Des peines de prison ont aussi été prononcées à l’encontre des autres protagonistes : 2 ans avec sursis et 140 000 euros d’amende pour l’ancien chef de l’antidopage à l’IAAF, Gabriel Dollé, et trois ans de prison dont deux avec sursis et 100 000 euros d’amende pour l’avocat Habib Cissé, qui conseillait Lamine Diack ; deux responsables russes jugés en leur absence, l’ancien président de la fédération nationale d’athlétisme Valentin Balakhnitchev et l’ancien entraîneur Alexeï Melnikov ont été condamnés respectivement à trois et deux ans de prison ferme, avec maintien du mandat d’arrêt à leur encontre.
L’ancien président de la Fédération internationale d’athlétisme et son fils de 55 ans, Papa Massata, qui dirigeait le marketing à l’IAAF, étaient jugés pour avoir permis de retarder, à partir de fin 2011, des procédures disciplinaires à l’encontre d’athlètes russes soupçonnés de dopage sanguin, dont certains avaient été sacrés aux JO de Londres 2012 (Kirdyapkin 50 km marche, Zaripova 3 000 m steeple) avant d’être déchus pour dopage. Derrière cette indulgence, un deal rocambolesque, révélé par Lamine Diack lui-même durant l’enquête : le renouvellement de contrats de sponsoring et de diffusion de l’IAAF avec la banque d’Etat russe VTB et la télévision publique RTR, ainsi que des fonds pour financer l’opposition au sortant Abdoulaye Wade lors de la présidentielle de 2012 au Sénégal. L’affaire a généré le scandale du système de dopage institutionnel en Russie, qui pourrait coûter au pays de Vladimir Poutine sa place aux JO 2020 l’été prochain.
Durant le procès, au milieu de réponses parfois décousues ou inaudibles, Lamine Diack avait mis en avant son bilan à l’IAAF, se présentant comme un leader ayant « universalisé » l’athlétisme et éludant les questions les plus sulfureuses. Certes, il a bien concédé avoir donné l’ordre d’étaler les sanctions contre les Russes (23 étaient soupçonnés). Mais pour eux, il en allait de la survie financière de l’IAAF. Pour le reste, Lamine Diack, qui avait été décoré au Kremlin fin 2011, a réfuté avoir touché des fonds du pouvoir russe pour financer la campagne au Sénégal, alors que durant l’enquête, il avait évoqué la somme d’1,5 million de dollars (1,2 million d’euros). Il a assuré qu’il ne s’était pas mêlé du travail de son fils.
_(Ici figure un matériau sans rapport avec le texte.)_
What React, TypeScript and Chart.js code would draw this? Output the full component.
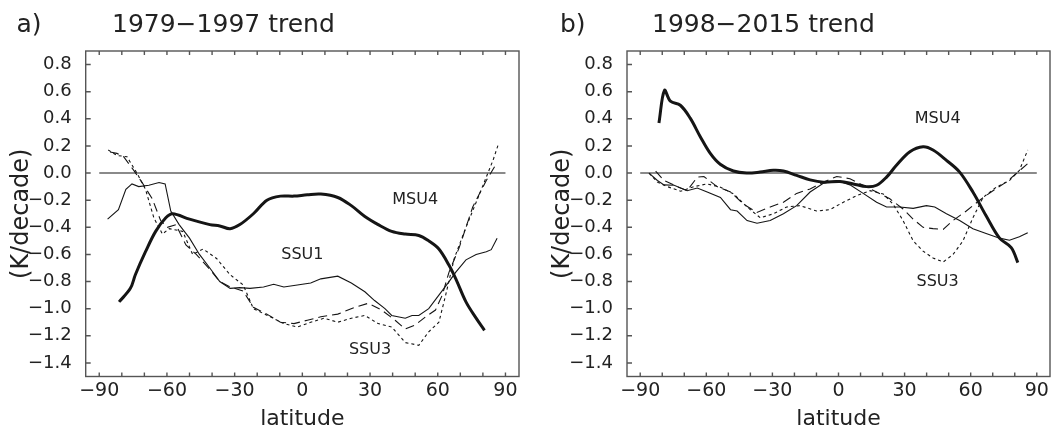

En l’absence de trois des six prévenus, d’autres zones d’ombres n’ont pas été levées, notamment sur les sommes que des athlètes russes auraient payé pour échapper aux sanctions. La pièce centrale de l’accusation est un virement de 300 000 euros reçu par la marathonienne Liliya Shobukhova, depuis un compte lié à Papa Massata Diack, en guise de remboursement quand elle a finalement été suspendue en 2014. Une note, retrouvée chez l’avocat Habib Cissé, décline d’autres sommes, pour un total évalué à 3,45 millions d’euros, mais l’argent n’a pas été retrouvé et les athlètes russes pas entendus.
La famille Diack n’en a quand même pas fini avec la justice française. Le père, qui était aussi un membre influent du Comité international olympique (CIO), et le fils, sont mis en cause dans une seconde enquête à Paris sur des soupçons de corruption dans l’attribution des JO de Rio 2016 et de Tokyo 2020. Lamine Diack sera bientôt entendu dans ce dossier.